Exercise description: Nothing but the lines from the line with "Recreate this image" to the line with "va='center', ha='left', fontweight='normal', family=LIGHT)", both included, is to be repeated, and those exactly. Leave out the pictures.

Data:
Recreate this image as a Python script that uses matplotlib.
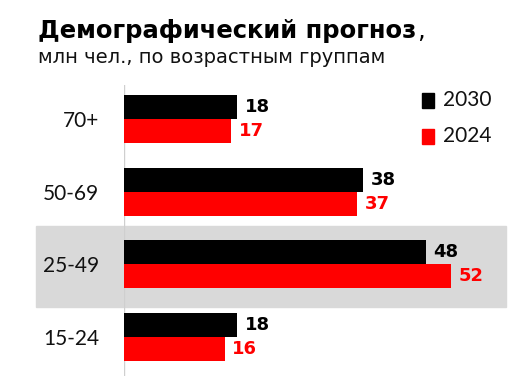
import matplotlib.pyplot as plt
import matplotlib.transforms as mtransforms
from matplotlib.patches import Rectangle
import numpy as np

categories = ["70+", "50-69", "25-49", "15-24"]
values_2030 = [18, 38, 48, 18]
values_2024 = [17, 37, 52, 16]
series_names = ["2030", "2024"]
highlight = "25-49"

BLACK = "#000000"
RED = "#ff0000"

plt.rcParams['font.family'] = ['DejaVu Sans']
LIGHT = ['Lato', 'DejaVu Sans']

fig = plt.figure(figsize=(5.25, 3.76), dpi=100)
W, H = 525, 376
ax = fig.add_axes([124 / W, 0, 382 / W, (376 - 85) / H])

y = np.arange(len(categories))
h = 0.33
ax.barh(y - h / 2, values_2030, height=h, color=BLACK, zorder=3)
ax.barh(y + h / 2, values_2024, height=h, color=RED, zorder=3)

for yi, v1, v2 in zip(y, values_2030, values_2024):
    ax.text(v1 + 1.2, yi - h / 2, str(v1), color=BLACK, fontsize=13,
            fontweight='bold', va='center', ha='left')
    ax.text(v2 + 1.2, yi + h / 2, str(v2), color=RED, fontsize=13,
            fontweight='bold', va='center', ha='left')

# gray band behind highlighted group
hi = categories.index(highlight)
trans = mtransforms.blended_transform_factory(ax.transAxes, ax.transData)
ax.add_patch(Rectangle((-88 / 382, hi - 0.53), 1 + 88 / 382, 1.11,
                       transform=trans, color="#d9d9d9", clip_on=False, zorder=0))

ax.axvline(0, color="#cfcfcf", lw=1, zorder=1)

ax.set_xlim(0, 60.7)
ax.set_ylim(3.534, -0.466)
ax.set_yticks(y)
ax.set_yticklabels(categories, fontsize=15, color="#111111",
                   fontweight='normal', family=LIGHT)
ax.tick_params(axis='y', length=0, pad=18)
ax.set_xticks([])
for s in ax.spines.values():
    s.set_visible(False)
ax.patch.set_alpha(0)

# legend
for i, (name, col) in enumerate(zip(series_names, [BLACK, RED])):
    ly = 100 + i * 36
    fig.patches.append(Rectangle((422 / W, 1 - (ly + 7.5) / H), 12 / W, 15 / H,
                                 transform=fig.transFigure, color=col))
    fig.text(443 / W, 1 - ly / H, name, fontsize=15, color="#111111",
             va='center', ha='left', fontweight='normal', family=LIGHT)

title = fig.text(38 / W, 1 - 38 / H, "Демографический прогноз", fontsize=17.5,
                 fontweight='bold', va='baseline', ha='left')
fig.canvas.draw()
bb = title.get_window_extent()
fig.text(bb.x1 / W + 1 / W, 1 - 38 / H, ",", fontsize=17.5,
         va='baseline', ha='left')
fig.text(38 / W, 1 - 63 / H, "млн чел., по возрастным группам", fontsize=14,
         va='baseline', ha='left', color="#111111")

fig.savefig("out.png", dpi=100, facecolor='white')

--

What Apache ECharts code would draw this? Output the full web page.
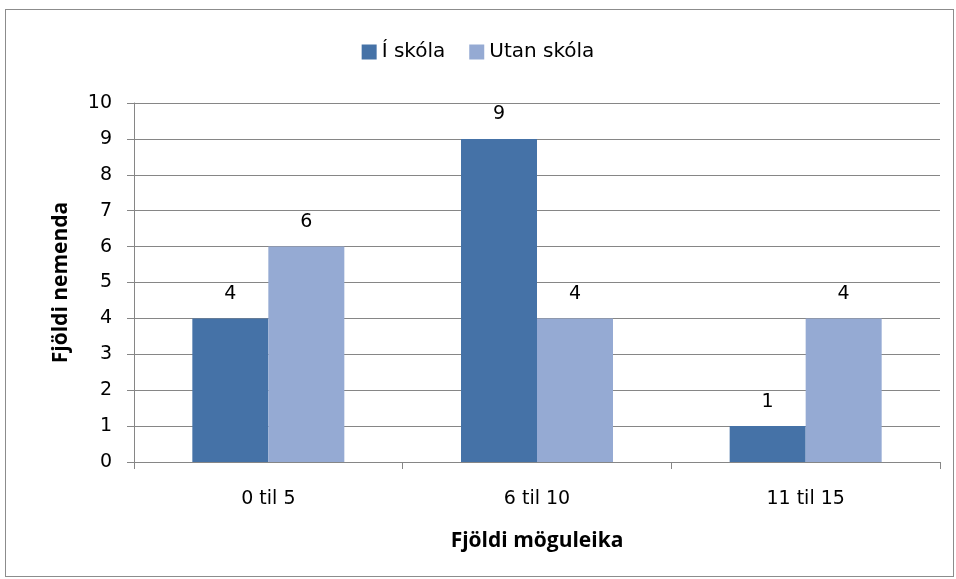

Problem solution:
Recreate this image as a Python script that uses matplotlib.
import matplotlib.pyplot as plt
import matplotlib.transforms as mtransforms
from matplotlib.patches import Rectangle
import numpy as np

categories = ["70+", "50-69", "25-49", "15-24"]
values_2030 = [18, 38, 48, 18]
values_2024 = [17, 37, 52, 16]
series_names = ["2030", "2024"]
highlight = "25-49"

BLACK = "#000000"
RED = "#ff0000"

plt.rcParams['font.family'] = ['DejaVu Sans']
LIGHT = ['Lato', 'DejaVu Sans']

fig = plt.figure(figsize=(5.25, 3.76), dpi=100)
W, H = 525, 376
ax = fig.add_axes([124 / W, 0, 382 / W, (376 - 85) / H])

y = np.arange(len(categories))
h = 0.33
ax.barh(y - h / 2, values_2030, height=h, color=BLACK, zorder=3)
ax.barh(y + h / 2, values_2024, height=h, color=RED, zorder=3)

for yi, v1, v2 in zip(y, values_2030, values_2024):
    ax.text(v1 + 1.2, yi - h / 2, str(v1), color=BLACK, fontsize=13,
            fontweight='bold', va='center', ha='left')
    ax.text(v2 + 1.2, yi + h / 2, str(v2), color=RED, fontsize=13,
            fontweight='bold', va='center', ha='left')

# gray band behind highlighted group
hi = categories.index(highlight)
trans = mtransforms.blended_transform_factory(ax.transAxes, ax.transData)
ax.add_patch(Rectangle((-88 / 382, hi - 0.53), 1 + 88 / 382, 1.11,
                       transform=trans, color="#d9d9d9", clip_on=False, zorder=0))

ax.axvline(0, color="#cfcfcf", lw=1, zorder=1)

ax.set_xlim(0, 60.7)
ax.set_ylim(3.534, -0.466)
ax.set_yticks(y)
ax.set_yticklabels(categories, fontsize=15, color="#111111",
                   fontweight='normal', family=LIGHT)
ax.tick_params(axis='y', length=0, pad=18)
ax.set_xticks([])
for s in ax.spines.values():
    s.set_visible(False)
ax.patch.set_alpha(0)

# legend
for i, (name, col) in enumerate(zip(series_names, [BLACK, RED])):
    ly = 100 + i * 36
    fig.patches.append(Rectangle((422 / W, 1 - (ly + 7.5) / H), 12 / W, 15 / H,
                                 transform=fig.transFigure, color=col))
    fig.text(443 / W, 1 - ly / H, name, fontsize=15, color="#111111",
             va='center', ha='left', fontweight='normal', family=LIGHT)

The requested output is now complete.